If there is a lesson from the papacy of John Paul II, it is the power of moral force. The pope didn't command troops, but he deployed principles. And it's hypocritical of us to pretend to honor him by lowering our flags while simultaneously displaying an amoral indifference to genocide.


Read the rest here. (NY Times, reg req'd)

The Boston Globe offers this perspective on the "Pope of peace and Bush's war.

THE FAƇADE of respect did not hide President Bush's utter disdain for the pleas for peace from Pope John Paul II. In his press conference Monday to announce that he would attend John Paul's funeral, Bush was asked by a reporter: ''How do you think this pope has affected America's spiritual and political life? And how much weight did you give to his opposition to the Iraq war?"

The London Times asks: Will Vatican's powerbrokers play safe or vote for change?

2 comments:

Steve Bogner said...

I think it's really difficult to know where the Spirit will lead the cardinals when they get into the conclave. As I've said before - in 1978 who would have predicted they would elect a Pole as pope?

As far as world leaders & hypocrisy.... it's nearly impossible for the leader of any country to be free of hypocrisy, in my opinion. It's an occupational hazard that very few, if any, avoid.

Unknown said...

Steve,

You're right, in the Conclave anything can happen. The world might be very surprised to see who walks out wearing white.

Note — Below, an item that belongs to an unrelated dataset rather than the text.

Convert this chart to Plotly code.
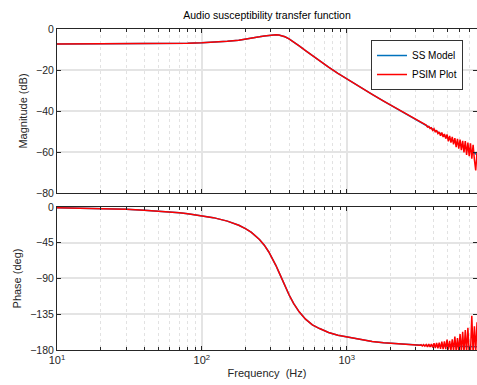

re: world leaders and hypocrisy, agreed, hypocrisy is an occupational hazard. But that doesn't excuse it, especially when the stakes are so high.

Also, with President Bush and his "values voter" base, his hypocrisy seems all the more glaring when he confesses to take moral high grounds with regards to world affairs. JPII was very consistant in his "culture of life" theology, where GWB just seems to "err on the side of life" when it is politically expedient.